Du Nigérien Mohamed Bazoum, vu comme un «étranger qui se réclame du Niger», au Bissau-Guinéen Umaro Sissoco Embalo, traité sans ménagement, en passant par l’ivoirien Alassane Ouattara, à qui a été rappelé la parenthèse toujours ouverte du 3è mandat, il y sont tous passés. Cette intolérance notoire dont font preuve les putschistes n’est-elle pas le véritable obstacle à cette paix que les Maliens recherchent en vain? La volonté manifeste d’ostraciser les Touaregs et les Arabes, chose que le Niger a visiblement réussi à éviter, ne peut favoriser l’installation de cette cohésion nationale appelée de tous leurs vœux par les populations qui souffrent le plus des attaques terroristes et des conflits intercommunautaires dont se nourrissent les groupes djihadistes et autres hommes armés non identifiés.
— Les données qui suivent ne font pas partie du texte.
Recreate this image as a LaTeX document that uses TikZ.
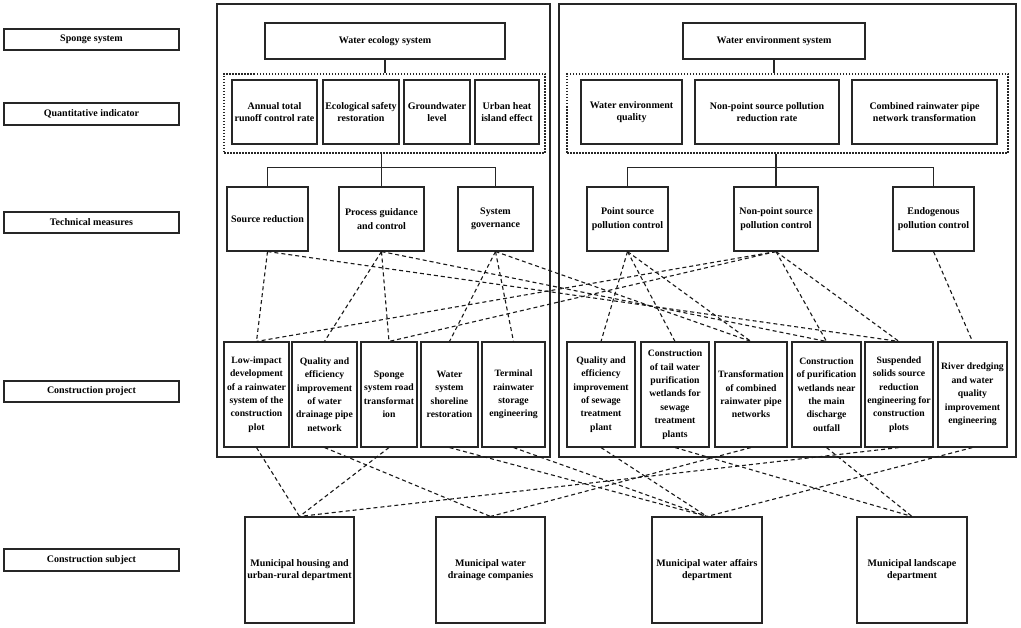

Il urge que la junte revienne à de meilleurs sentiments, elle qui montre de plus en plus ses intentions de se maintenir au pouvoir en usant et abusant de subterfuges et surfant sur une souveraineté de mauvais aloi. Du reste, les putschistes de Kati qui ont ouvert plusieurs fronts contre eux-mêmes sont de plus en plus pris à partie par leurs propres concitoyens, eux qui ne demandent qu’à vivre et faire prospérer leurs affaires en toute quiétude.

Pourquoi donc, sous le prétexte fallacieux de contraintes calendaires, la junte s’oppose au séjour de la mission de haut niveau composée du Ghanéen, Nana Akufo-Addo, du Sénégalais Macky Sall et du Togolais Faure Gnassingbé, le médiateur qu’elle s’est elle-même choisi et qui doit bien se demander dans quelle galère il est allé se mettre? Les ravisseurs des soldats ivoiriens agissent-ils toujours au nom de cette souveraineté éculée? Le colonel Assimi Goïta et ses hommes se sont-ils rendu compte que la rançon qu’ils ont demandée, notamment les têtes de dignitaires de l’ancien régime, en l’occurrence Boubou Cissé, Karim Keïta et Hubert Tiéman Coulibaly, pour libérer, en contrepartie, leurs otages n’a pas de chance d’être payée? Où alors, les putschistes, sachant que tôt ou tard et d’une manière ou de l’autre, ils seront obligés de rendre leurs otages à la Côte d’Ivoire, veulent-ils faire croire qu’ils sont encore maîtres du jeu?

En tout cas, la junte militaire malienne qui s’enferme dans une logique constante de guerre déclarée à ses voisins, pourrait bien verrouiller autour d’elle toutes portes et fenêtres, même les issues de secours.